Genotype and Phenotype
Multiple Alleles And Pleiotropy
Some genetic loci are multiallelic, having more than one allele that will manifest in a variety of phenotypes. In most mammal species, for example, the immune response genes of the major histocompatibility complex are extremely polymorphic—meaning that there are many different alleles at each gene locus. The combination of alleles in each individual may result in either susceptibility or resistance to specific disease-causing agents.
The human blood group system is another example of multiple alleles resulting in many different phenotypes. The genes that determine ABO blood type encode enzymes that add particular sugar groups to proteins in blood cells. A person's specific blood type is due to the presence or absence of A and B sugar-protein complexes on the surface of red blood cells.

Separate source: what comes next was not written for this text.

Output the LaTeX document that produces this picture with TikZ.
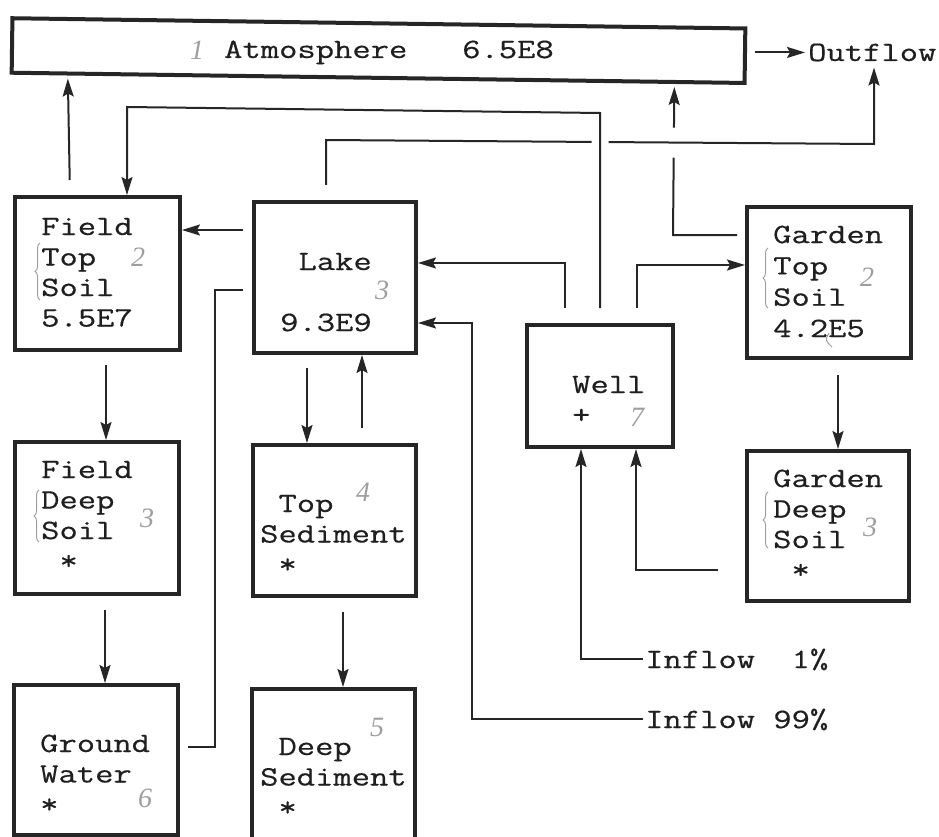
\documentclass[tikz,border=0pt]{standalone}
\usepackage{fontspec}
\newfontfamily\courfont{Latin Modern Mono}[FakeStretch=1.27, FakeBold=0.5]
\newfontfamily\handfont{Liberation Serif}
\usetikzlibrary{arrows.meta,decorations.pathreplacing,calc}
\pgfdeclarelayer{bg}
\pgfsetlayers{bg,main}
\begin{document}
\begin{tikzpicture}[x=1pt,y=-1pt,
  box/.style={draw=black!85, line width=4pt, rectangle, inner sep=0pt},
  conn/.style={draw=black!85, line width=2pt},
  arr/.style={conn, -{Stealth[length=18pt,width=11pt,inset=3pt]}},
  txt/.style={font=\courfont\fontsize{28}{30.5}\selectfont, text=black!88, inner sep=0pt, anchor=base west, align=left},
  lbl/.style={txt, inner xsep=3pt, inner ysep=6pt},
  hand/.style={font=\handfont\itshape\fontsize{28}{28}\selectfont, text=black!38, inner sep=0pt},
  handline/.style={draw=black!38, line width=1pt}
]
\useasboundingbox (0,0) rectangle (939,837);

% boxes
\node[box, minimum width=733pt, minimum height=54.5pt, rotate=-0.8] (atm) at (378.5,50.6) {};
\node[box, minimum width=165pt, minimum height=153pt] (ftop)  at (97.5,273.5) {};
\node[box, minimum width=162pt, minimum height=151pt] (lake)  at (335,277.5) {};
\node[box, minimum width=146pt, minimum height=122pt] (well)  at (600,386) {};
\node[box, minimum width=164pt, minimum height=151pt] (gtop)  at (829,282.5) {};
\node[box, minimum width=164pt, minimum height=152pt] (fdeep) at (97,518) {};
\node[box, minimum width=163pt, minimum height=151pt] (tsed)  at (334.5,520.5) {};
\node[box, minimum width=162pt, minimum height=150pt] (gdeep) at (828,526) {};
\node[box, minimum width=164pt, minimum height=150pt] (gw)    at (96,760) {};
\node[box, minimum width=163pt, minimum height=153pt] (dsed)  at (333.5,765.5) {};

% texts (base anchor = baseline of the last line)
\node[txt] (atmT)  at (224,58)  {Atmosphere\ \ \ 6.5E8};
\node[lbl] (outflow) at (805,61) {Outflow};
\node[txt] (ftopT)  at (41,326.5)  {Field\\Top\\Soil\\5.5E7};
\node[txt] (lakeT)  at (280,331) {\hphantom{X}Lake\\\mbox{}\\9.3E9};
\node[txt] (wellT)  at (572,423.5) {Well\\+};
\node[txt, font=\courfont\fontsize{28}{31.3}\selectfont] (gtopT)  at (773,337) {Garden\\Top\\Soil\\4.2E5};
\node[txt] (fdeepT) at (41,569.5)  {Field\\Deep\\Soil\\\hphantom{X}*};
\node[txt] (tsedT)  at (260,573) {\hphantom{X}Top\\Sediment\\\hphantom{X}*};
\node[txt] (gdeepT) at (773,578.5) {Garden\\Deep\\Soil\\\hphantom{X}*};
\node[txt] (gwT)    at (40,813)  {Ground\\Water\\*};
\node[txt] (dsedT)  at (260,816) {\hphantom{X}Deep\\Sediment\\\hphantom{X}*};
\node[lbl, inner xsep=2pt, inner ysep=0pt] (in1)  at (643,668) {Inflow\ \ 1\%};
\node[lbl, inner xsep=2pt, inner ysep=0pt] (in99) at (643,728) {Inflow\ 99\%};

% pencil marks
\node[hand] (h1) at (197,50) {1};
\node[hand] (h2) at (138,257) {2};
\node[hand] (h3) at (382,290) {3};
\node[hand] (h4) at (147,518) {3};
\node[hand] (h5) at (363,492) {4};
\node[hand] (h6) at (145,798) {6};
\node[hand] (h7) at (377,727) {5};
\node[hand] (h8) at (637,417) {7};
\node[hand] (h9) at (867,277) {2};
\node[hand] (h10) at (870,527) {3};
\draw[handline, decorate, decoration={brace, amplitude=5pt}] (40,300) -- (40,243);
\draw[handline, decorate, decoration={brace, amplitude=5pt}] (39,542) -- (39,490);
\draw[handline, decorate, decoration={brace, amplitude=5pt}] (768,308) -- (768,248);
\draw[handline, decorate, decoration={brace, amplitude=5pt}] (768,548) -- (768,492);
\draw[handline] (829,333) .. controls (825,340) .. (832,347);

% connectors
\begin{pgfonlayer}{bg}
\draw[arr, shorten <=15pt] (ftop.north -| 70,0) -- ($(atm.south west)!0.079!(atm.south east)+(0,3)$);
\draw[arr, shorten <=8pt] (atm.east |- outflow.west) -- (outflow.west);
\draw[arr, shorten <=8pt] (gtop.west |- 0,235) -- (673,235) -- ($(atm.south west)!0.902!(atm.south east)+(0,3)$);
\draw[arr, shorten <=15pt, preaction={draw=white, line width=30pt, arrows=-}] (lake.north -| 326,0) -- (326,140) -- (874,144) -- (outflow.south -| 874,0);
\draw[arr, shorten <=15pt, preaction={draw=white, line width=17pt, arrows=-}] (well.north -| 600,0) -- (600,113) -- (127,107) -- (ftop.north -| 127,0);
\draw[arr, shorten <=9pt] (lake.west |- 0,230) -- (ftop.east |- 0,230);
\draw[conn, shorten <=8pt, shorten >=9pt] (gw.east |- 0,747) -- (215,747) -- (215,290) -- (lake.west |- 0,290);
\draw[arr, shorten <=15pt] (well.north -| 565,0) -- (565,263) -- (lake.east |- 0,263);
\draw[arr] (in99.west) -- (in99.west -| 472,0) -- (472,323) -- (lake.east |- 0,323);
\draw[arr, shorten <=15pt] (well.north -| 637,0) -- (637,265) -- (gtop.west |- 0,265);
\draw[arr, shorten <=15pt] (gtop.south -| 838,0) -- (gdeep.north -| 838,0);
\draw[arr, shorten <=27pt] (gdeep.west |- 0,570) -- (636,570) -- (well.south -| 636,0);
\draw[arr] (in1.west) -- (in1.west -| 581,0) -- (well.south -| 581,0);
\draw[arr, shorten <=13pt] (ftop.south -| 106,0) -- (fdeep.north -| 106,0);
\draw[arr, shorten <=14pt] (fdeep.south -| 105,0) -- (gw.north -| 105,0);
\draw[arr, shorten <=13pt] (lake.south -| 307,0) -- (tsed.north -| 307,0);
\draw[arr, shorten <=15pt] (tsed.north -| 362,0) -- (lake.south -| 362,0);
\draw[arr, shorten <=14pt] (tsed.south -| 343,0) -- (dsed.north -| 343,0);
\end{pgfonlayer}
\end{tikzpicture}
\end{document}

There are three alleles involved, A, B, and O, and six possible genotypes: AA, BB, OO, AB, AO, and BO. The various genotypes result in four different phenotypes or blood types: A, B, O, and AB. Individuals have blood type A if their genotypes are AA or AO. Individuals have blood type B if their genotypes are BB or BO. Individuals have blood type O if their genotype is OO, and they have blood type AB if their genotype is AB.

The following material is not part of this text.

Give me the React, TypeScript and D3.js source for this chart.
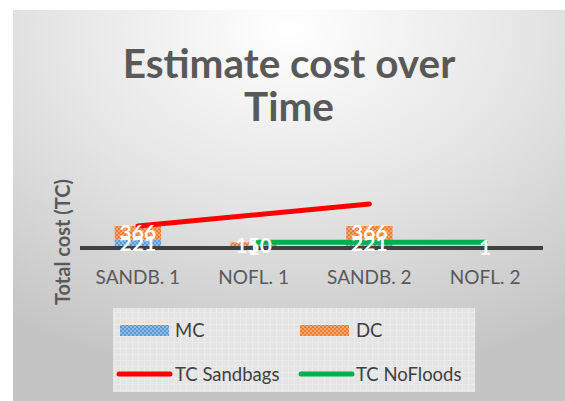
import React from "react";
import * as d3 from "d3";

const categories = ["SANDB. 1", "NOFL. 1", "SANDB. 2", "NOFL. 2"];
const mcValues: (number | null)[] = [221, 1, 221, 1];
const dcValues: (number | null)[] = [366, 150, 366, null];
const tcSandbags: (number | null)[] = [587, null, 1174, null];
const tcNoFloods: (number | null)[] = [null, 151, null, 151];

const W = 565;
const H = 401;
const font = "Lato, 'Open Sans', sans-serif";

function App() {
  const x = d3.scaleBand().domain(categories).range([80, 543]).paddingInner(0.6).paddingOuter(0.3);
  const y = d3.scaleLinear().domain([0, 1600]).range([248, 188]);
  const cx = (c: string) => (x(c) as number) + x.bandwidth() / 2;

  const lineGen = d3
    .line<{ c: string; v: number }>()
    .x((d) => cx(d.c))
    .y((d) => y(d.v));

  const pts = (vals: (number | null)[]) =>
    categories
      .map((c, i) => ({ c, v: vals[i] as number }))
      .filter((d) => d.v !== null);

  const bars: { c: string; y0: number; y1: number; v: number; fill: string }[] = [];
  categories.forEach((c, i) => {
    const mc = mcValues[i] || 0;
    if (mcValues[i] != null) bars.push({ c, y0: 0, y1: mc, v: mc, fill: "url(#pMC)" });
    if (dcValues[i] != null)
      bars.push({ c, y0: mc, y1: mc + (dcValues[i] as number), v: dcValues[i] as number, fill: "url(#pDC)" });
  });

  return (
    <svg width={W} height={H} style={{ position: "absolute", left: 0, top: 0 }} fontFamily={font}>
      <defs>
        <radialGradient id="bg" cx="0.5" cy="0.05" r="0.9" gradientUnits="objectBoundingBox">
          <stop offset="0" stopColor="#ffffff" />
          <stop offset="0.5" stopColor="#e4e4e4" />
          <stop offset="1" stopColor="#c4c4c4" />
        </radialGradient>
        <pattern id="pMC" width="4" height="4" patternUnits="userSpaceOnUse">
          <rect width="4" height="4" fill="#5b9bd5" />
          <rect width="2" height="2" fill="#8fbbe6" />
          <rect x="2" y="2" width="2" height="2" fill="#8fbbe6" />
        </pattern>
        <pattern id="pDC" width="4" height="4" patternUnits="userSpaceOnUse">
          <rect width="4" height="4" fill="#ed7d31" />
          <rect width="2" height="2" fill="#f3a36c" />
          <rect x="2" y="2" width="2" height="2" fill="#f3a36c" />
        </pattern>
        <pattern id="pLeg" width="6" height="6" patternUnits="userSpaceOnUse">
          <rect width="6" height="6" fill="#e4e4e4" />
          <path d="M0 0.5H6M0.5 0V6" stroke="#ececec" strokeWidth="1" />
        </pattern>
      </defs>
      <rect x={0} y={0} width={W} height={H} fill="#ffffff" />
      <rect x={13} y={10} width={W - 13} height={H - 10} fill="url(#bg)" />

      <text x={289} y={78} textAnchor="middle" fontSize={40.5} fontWeight="bold" fill="#595959">
        Estimate cost over
      </text>
      <text x={289} y={121} textAnchor="middle" fontSize={40.5} fontWeight="bold" fill="#595959">
        Time
      </text>

      <text
        transform="translate(70,242) rotate(-90)"
        textAnchor="middle"
        fontSize={20}
        fontWeight="bold"
        fill="#595959"
      >
        Total cost (TC)
      </text>

      {bars.map((b, i) => (
        <rect
          key={i}
          x={x(b.c)}
          width={x.bandwidth()}
          y={y(b.y1)}
          height={y(b.y0) - y(b.y1)}
          fill={b.fill}
        />
      ))}

      <line x1={80} x2={543} y1={y(0)} y2={y(0)} stroke="#404040" strokeWidth={4} />

      <path d={lineGen(pts(tcSandbags)) || ""} fill="none" stroke="#ff0000" strokeWidth={5} strokeLinecap="round" />
      <path d={lineGen(pts(tcNoFloods)) || ""} fill="none" stroke="#00b050" strokeWidth={5} strokeLinecap="round" />

      {bars.map((b, i) => (
        <text
          key={"l" + i}
          x={cx(b.c)}
          y={(y(b.y0) + y(b.y1)) / 2 + 7.5}
          textAnchor="middle"
          fontSize={21}
          fontWeight="bold"
          fill="#ffffff"
        >
          {b.v}
        </text>
      ))}

      {categories.map((c) => (
        <text key={c} x={cx(c)} y={284} textAnchor="middle" fontSize={19} fill="#595959">
          {c}
        </text>
      ))}

      <rect x={113} y={308} width={362} height={84} fill="url(#pLeg)" />
      <rect x={120} y={325} width={49} height={11} fill="url(#pMC)" />
      <text x={175} y={337} fontSize={18.5} fill="#404040">MC</text>
      <rect x={300} y={325} width={49} height={11} fill="url(#pDC)" />
      <text x={356} y={337} fontSize={18.5} fill="#404040">DC</text>
      <line x1={119} x2={170} y1={374} y2={374} stroke="#ff0000" strokeWidth={5} strokeLinecap="round" />
      <text x={175} y={381} fontSize={18.5} fill="#404040">TC Sandbags</text>
      <line x1={301} x2={352} y1={374} y2={374} stroke="#00b050" strokeWidth={5} strokeLinecap="round" />
      <text x={356} y={381} fontSize={18.5} fill="#404040">TC NoFloods</text>
    </svg>
  );
}

export default App;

Many of these examples describe the concept of genotype and phenotype in terms of proteins or diseases that have been thoroughly analyzed by scientists. However, genotypic differences are abundant in nature and are evident in the most extraordinary ways.
A small mutation in a viral gene may make an otherwise harmless strain of the influenza virus capable of causing disease or even death. Other genetic variations in mammals, including humans, may influence aggression or other social interactions.
Some genes affect more than one unrelated characteristic. These genes are said to be pleiotropic. One gene, for example, produces melanin, which is responsible for skin pigmentation and is also involved in nerve pathways. If there is a certain mutation in the melanin gene, no melanin will be produced. In humans, this condition, called albinism, causes white skin and, usually, vision problems. In domestic cats, it causes a white-hair, blue-eye phenotype along with hearing loss.
In the past, scientists thought that pleiotropic genes were unusual. However, the Human Genome Project has shown that humans have only about one-third of the number of genes that was predicted. It is now believed that most genes are pleiotropic, serving many functions.